Ce qui est encore plus grave, d’après Joudi, c’est que ce phénomène touche tous les secteurs d’activité et tous les produits, sans aucune exception: produits alimentaires, pharmaceutiques, de l’énergie, de la santé, les produits subventionnés…, mais aussi les armes et les devises, dont le risque sur la stabilité sécuritaire et économique est très grave.

«Le volume du marché noir de devises est considérable en Tunisie. il s’agit de milliards et de milliards qui s’échangent en dehors des circuits réglementaires, ce qui est en train d’impacter la valeur du dinar tunisien», a- t-il noté.

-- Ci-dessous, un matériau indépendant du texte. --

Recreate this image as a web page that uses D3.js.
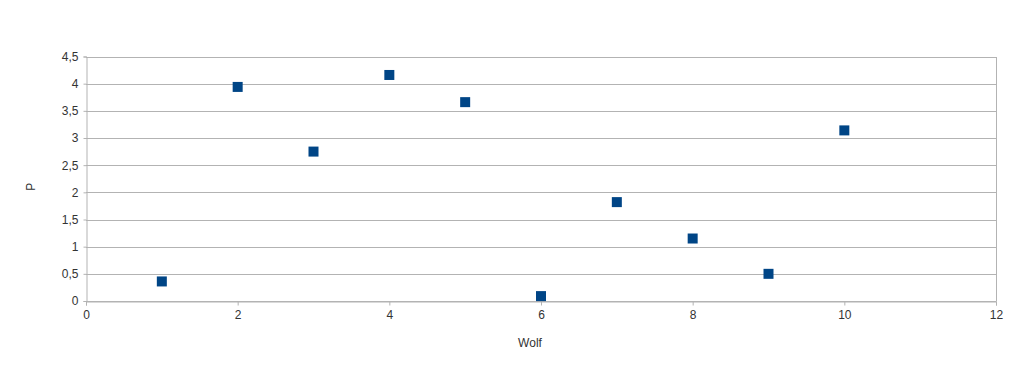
<!DOCTYPE html>
<html><head><meta charset="utf-8">
<script src="https://cdn.jsdelivr.net/npm/d3@7"></script>
<style>body{margin:0;background:#fff}svg{display:block}text{font-family:"Liberation Sans",Arial,sans-serif;font-size:12px;fill:#333}</style>
</head><body><svg id="c" width="1024" height="369"></svg>
<script>
const xValues=[1,2,3,4,5,6,7,8,9,10];
const pValues=[0.36,3.94,2.75,4.16,3.66,0.09,1.82,1.15,0.50,3.14];
const xTicks=[0,2,4,6,8,10,12];
const yTicks=[0,0.5,1,1.5,2,2.5,3,3.5,4,4.5];
const xTitle="Wolf", yTitle="P";
const svg=d3.select("#c");
const L=86,R=996,T=56.5,B=301;
const x=d3.scaleLinear().domain([0,12]).range([L,R]);
const y=d3.scaleLinear().domain([0,4.5]).range([B,T]);
const fmt=d=>String(d).replace(".",",");
// grid
svg.append("g").selectAll("line").data(yTicks).join("line")
 .attr("x1",L).attr("x2",R).attr("y1",d=>Math.round(y(d))+0.5).attr("y2",d=>Math.round(y(d))+0.5)
 .attr("stroke","#b3b3b3");
svg.append("line").attr("x1",R+0.5).attr("x2",R+0.5).attr("y1",Math.round(T)).attr("y2",B+0.5).attr("stroke","#b3b3b3");
// y axis
const ya=svg.append("g").attr("transform",`translate(${L+0.5},0)`).call(d3.axisLeft(y).tickValues(yTicks).tickFormat(fmt).tickSize(3).tickPadding(5));
ya.select(".domain").attr("stroke","#b3b3b3");
ya.selectAll(".tick line").attr("stroke","#b3b3b3");
ya.selectAll(".tick text").style("font-size","12px").attr("fill","#333");
// x axis
const xa=svg.append("g").attr("transform",`translate(0,${B+0.5})`).call(d3.axisBottom(x).tickValues(xTicks).tickFormat(fmt).tickSize(4).tickPadding(5));
xa.select(".domain").attr("stroke","#b3b3b3");
xa.selectAll(".tick line").attr("stroke","#b3b3b3");
xa.selectAll(".tick text").style("font-size","12px").attr("fill","#333");
// points
svg.append("g").selectAll("rect").data(xValues).join("rect")
 .attr("x",(d)=>x(d)-5).attr("y",(d,i)=>y(pValues[i])-5).attr("width",10).attr("height",10).attr("fill","#004586");
// titles
svg.append("text").attr("x",(L+R)/2-11).attr("y",347).attr("text-anchor","middle").text(xTitle);
svg.append("text").attr("transform",`translate(35,${(T+B)/2+8}) rotate(-90)`).attr("text-anchor","middle").text(yTitle);
</script></body></html>
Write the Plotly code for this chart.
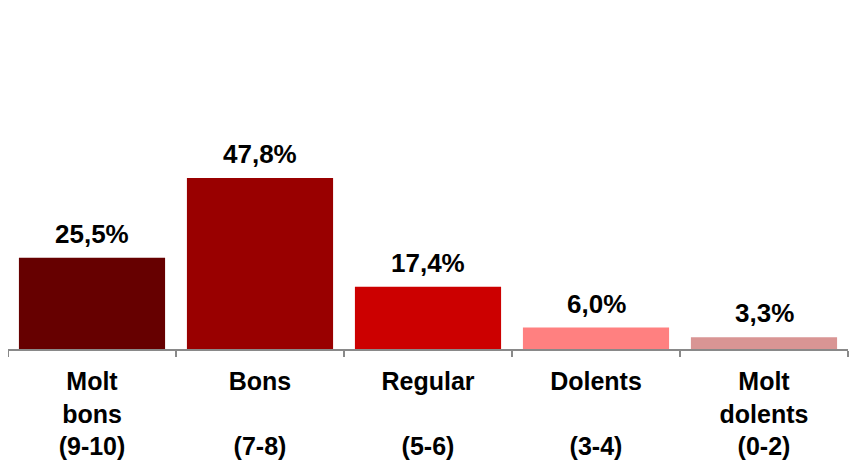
import plotly.graph_objects as go

categories = ["Molt<br>bons<br>(9-10)", "Bons<br><br>(7-8)", "Regular<br><br>(5-6)", "Dolents<br><br>(3-4)", "Molt<br>dolents<br>(0-2)"]
values = [25.5, 47.8, 17.4, 6.0, 3.3]
value_labels = ["25,5%", "47,8%", "17,4%", "6,0%", "3,3%"]
colors = ["#660000", "#990000", "#CC0000", "#FF8080", "#D99594"]

FONT = "Liberation Sans, Arial"

fig = go.Figure(go.Bar(x=categories, y=values, marker=dict(color=colors, line=dict(width=0)),
                       width=0.87, hoverinfo="skip"))

for c, v, t in zip(categories, values, value_labels):
    fig.add_annotation(x=c, y=v, text=t, showarrow=False, yanchor="bottom", yshift=7,
                       font=dict(family=FONT, size=26, color="black", weight="bold"))

fig.update_layout(
    width=865, height=460,
    margin=dict(l=0, r=25, t=12, b=119),
    paper_bgcolor="white", plot_bgcolor="white",
    showlegend=False,
    font=dict(family=FONT, size=25, color="black"),
    xaxis=dict(showline=True, linecolor="#898989", linewidth=2, ticks="outside", tickson="boundaries",
               ticklen=6, tickcolor="#898989", tickwidth=2, showgrid=False, automargin=False,
               ticklabelstandoff=9,
               tickfont=dict(size=25, color="black", weight="bold", family=FONT),
               range=[-0.5, 4.5]),
    yaxis=dict(visible=False, range=[0, 91.98], automargin=False),
)
fig.write_html("out.html")
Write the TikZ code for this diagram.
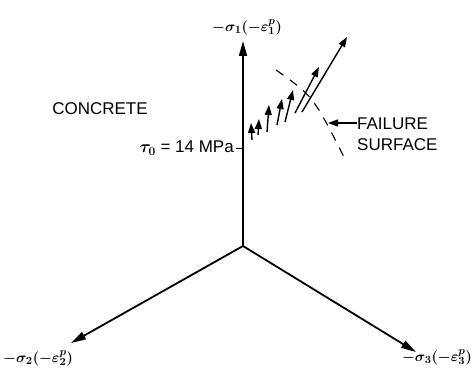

Selon une enquête de terrain, menée par l’économiste Mohamed Haddar, les transferts de devises de la région de Ben Guerdane vers l’extérieur sont évalués entre 1 et 3 millions de dinars (MD) par jour, soit l’équivalent de 750 MD par an. Ce marché de devises, qui regroupe 5 principaux banquiers au noir (sarrafa) et entre 250 et 300 agents de change, offre des prestations quotidiennes et au comptant et couvre toutes les devises.

Joudi a, encore, précisé que «l’économie informelle entraîne l’inflation, dans la mesure où l’Etat n’est plus en mesure de gérer le marché, puisqu’il ne maîtrise plus toutes les règles du jeu (l’offre et la demande), au vu que le marché est approvisionné à partir des circuits irréguliers».

Et d’ajouter que les répercussions de ce fléau concernent aussi, la caisse générale de compensation, dont les charges ont explosé, en raison de la contrebande des produits subventionnés.

Les barons de la contrebande blanchissent leur argent à travers des actions associatives

Le président de l’association tunisienne de la gouvernance a mis en garde contre un certain nombre de pratiques adoptées par les grands contrebandiers, telles que le blanchissement de leur argent, à travers des actions lancées dans un cadre associatif.

«La Tunisie compte aujourd’hui plus de 17 mille associations, alors qu’il y a uniquement 20 associations qui répondent réellement aux exigences juridiques. Parmi ces associations, il y en a celles qui servent de couverture aux barons de la contrebande pour le blanchiment de leur argent », a encore révélé l’expert.

Ainsi, il a mis l’accent sur l’impératif d’élaborer une stratégie claire pour faire face à ce fléau de l’économie informelle. «Il ne suffit plus de saisir la marchandise ou de mettre en échec une tentative de contrebande, nous devons aller au-delà, en arrêtant ceux qui sont derrière l’ensemble du trafic».

D’ailleurs, “les agents de sécurité connaissent les grands barons de la contrebande, mais ne peuvent pas les arrêter. En octobre 2014, un nombre de barons de la contrebande ont été arrêtés, mais ont été libérés par la suite par la justice, pour manque de preuve”, a t-il souligné.

Dans le gouvernorat de Sfax, le patronat a dénoncé les dégâts engendrés par l’économie informelle sur son activité et des professionnels des secteurs de la confection, du cuir et de la chaussure, lésés par la contrebande et le commerce parallèle, ont menacé, fin Mars, d’observer “une désobéissance fiscale” et de fermer leurs entreprises”, si les structures de l’Etat n’assument pas leur responsabilité dans la lutte contre le commerce parallèle.

M. Anouar Triki, président de l’Union régionale de l’industrie, du commerce et de l’artisanat (URICA) de Sfax, a fait savoir que la zone industrielle de chaussures à Sfax ne compte aujourd’hui que 2 mille ouvriers, alors que ce nombre a été à hauteur de 42 mille ouvriers, il y a quelques années, et ce, en raison de l’expansion du commerce informel de chaussures en provenance de la Chine».

Soulignant la gravité du fléau de l’économie informelle qui menace la survie des entreprises tunisiennes, M. Triki a, par ailleurs, pointé du doigt “l’implication d’un nombre d’agents de douane dans les réseaux de contrebande et de commerce informel”.